A landfill was first proposed on the adjacent land in the 1980s. Despite the tribe’s protest to a dumpsite, a regional vote approved development of a landfill in 1994. Later an appeal in 2004 failed.

“It was tough to know something so important might be developed, it was really hard,” Gaughen said.

The tribe continued to ask the investment group to consider alternative uses for the neighboring 1,700-acre site.

Others joined the tribe in opposing a landfill, including the City of Oceanside, which uses groundwater that a landfill could potentially contaminate.

Environmental watchdog groups also stood against a landfill.

“The protection of sacred and cultural sites and critical water sources were the primary reasons that Pala, other tribes, environmental groups, and concerned citizens strongly opposed the proposed landfill,” Gaughen said.

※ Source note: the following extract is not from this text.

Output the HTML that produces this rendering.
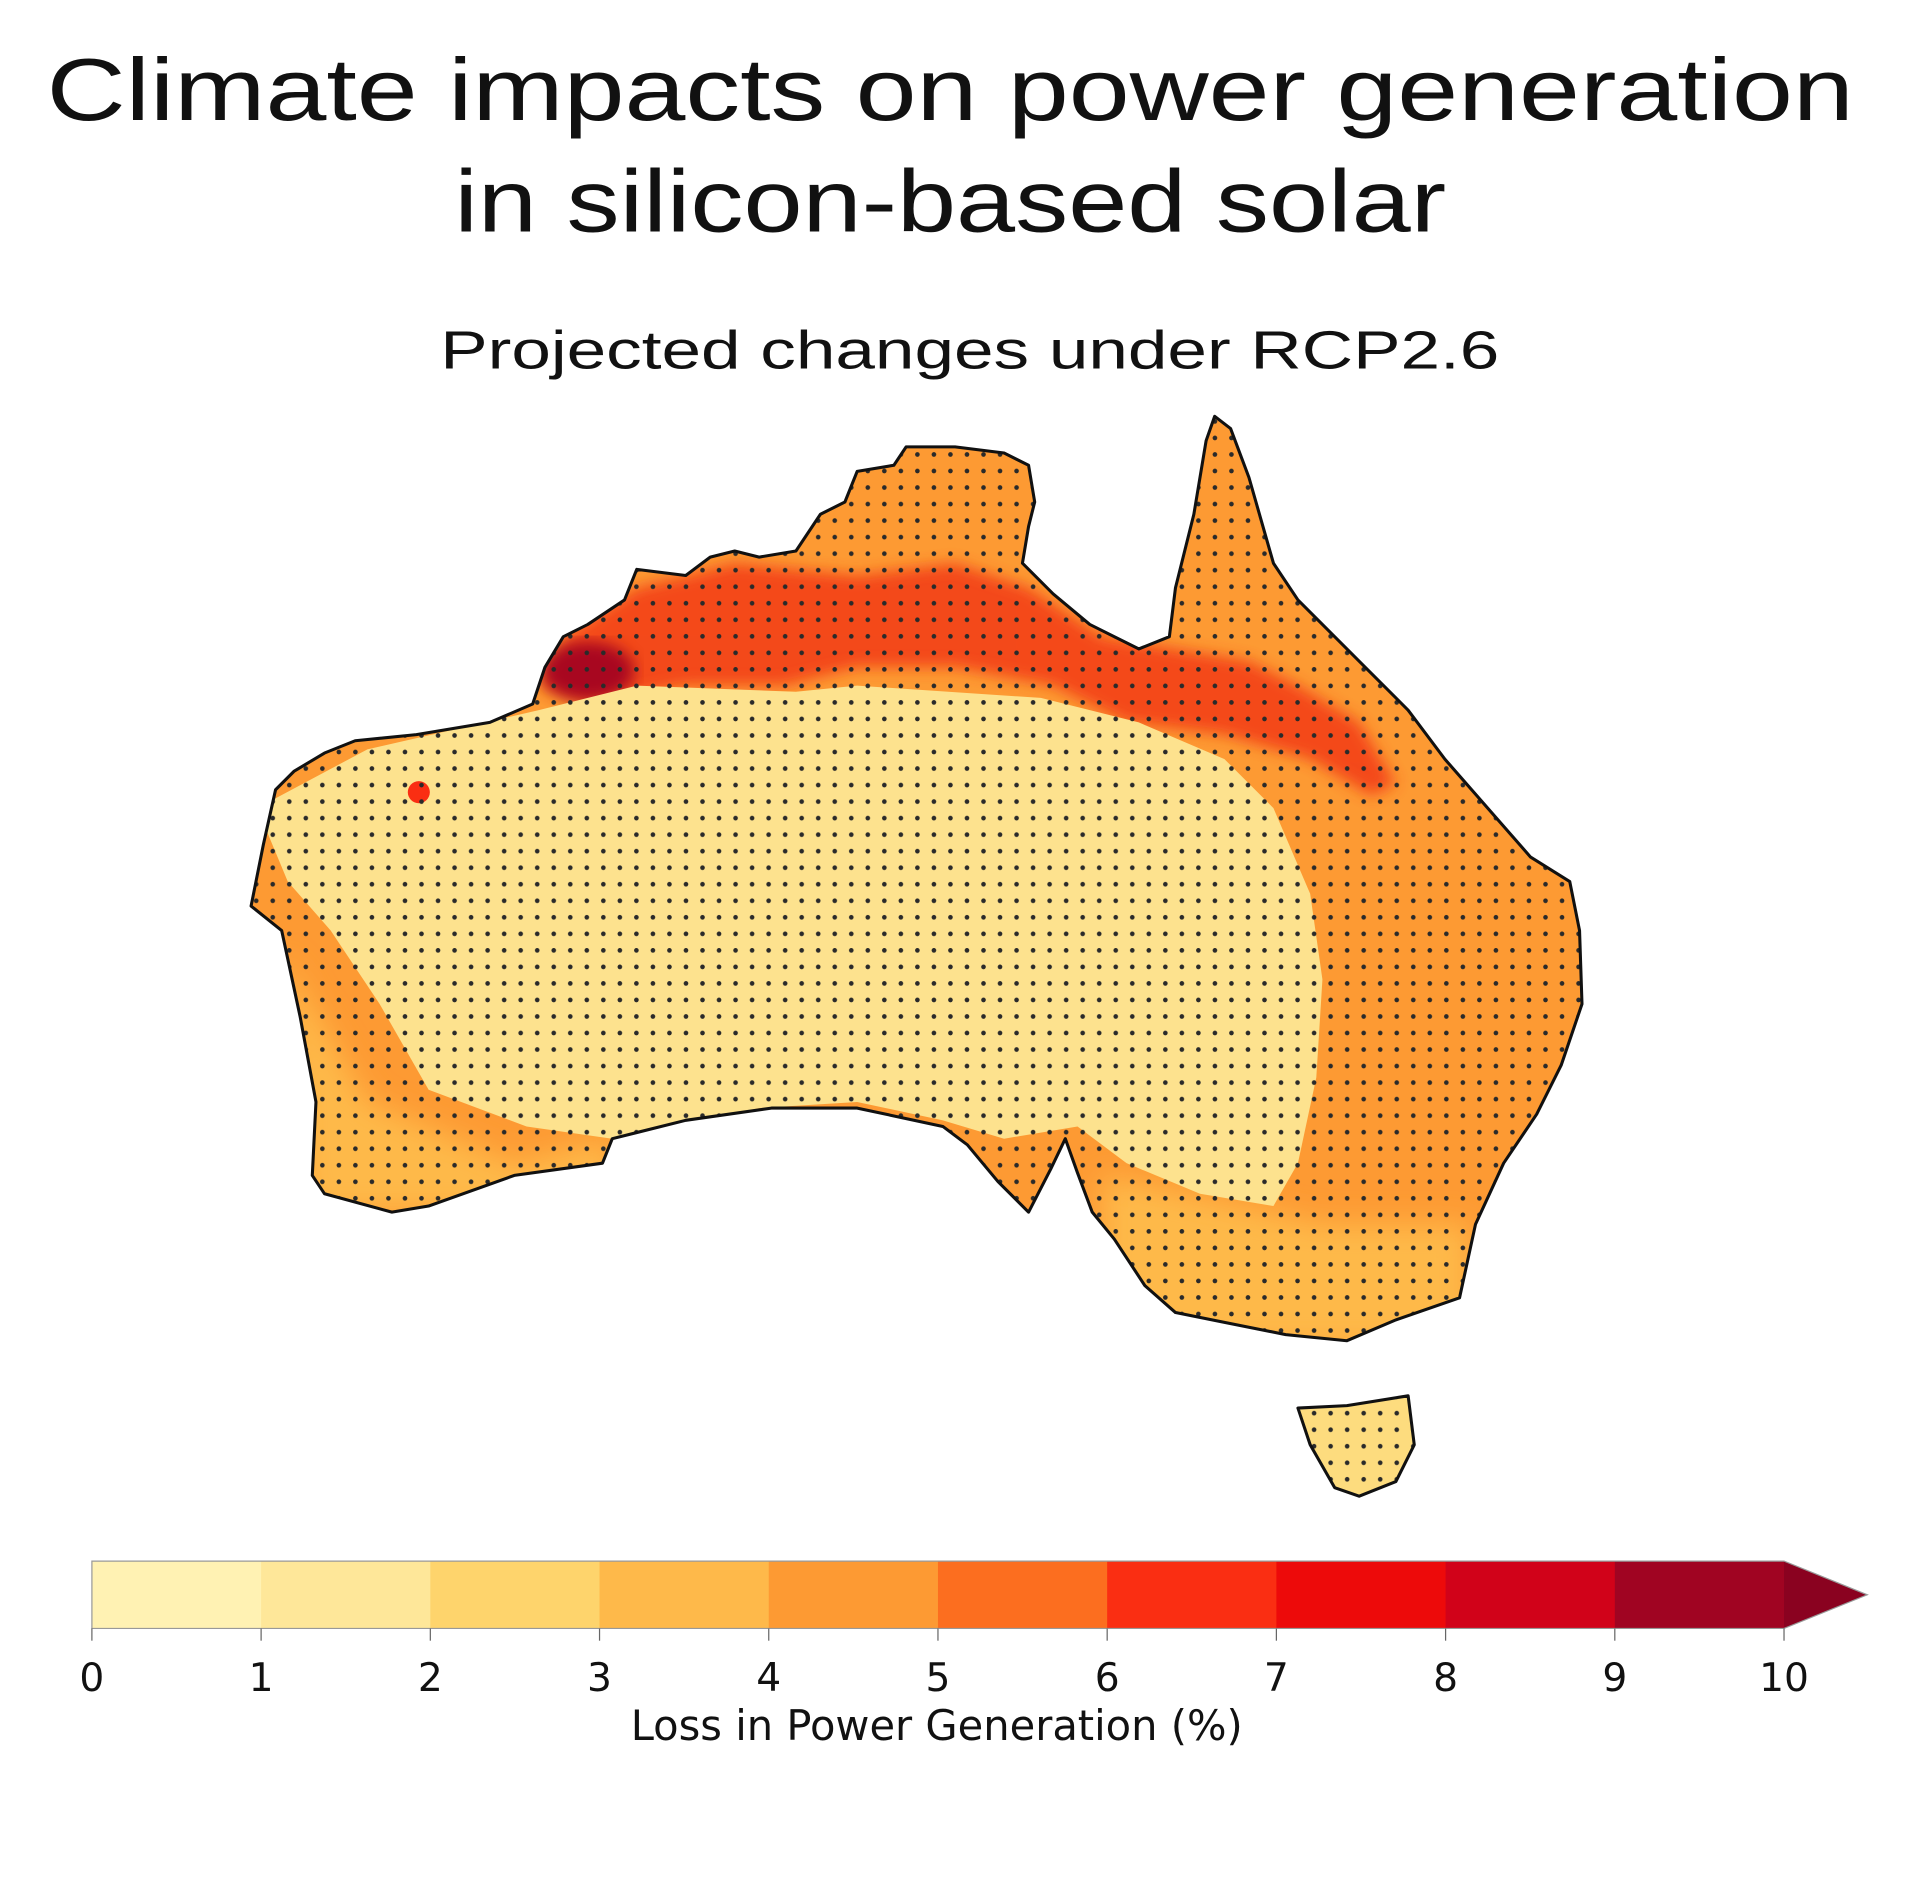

A turnaround came when the investment group foreclosed and GCL, LLC, took ownership. Initially the new owners continued to pursue a permit to open a landfill. Then they had a change of heart.

“A couple of months ago they reached out to us, and offered to let us purchase the mountain and canyon,” Gaughen said.

Gaughen said the cost seemed a fair market rate, and scared land is something you cannot put a price tag on.

“This victory has been a very long time coming,” Gaughen said. “It has been a difficult battle with many ups and downs, but through it all I never lost hope.”

GCL plans to develop housing and retail on the unsold acres, and work with the tribe to determine good neighbor development options.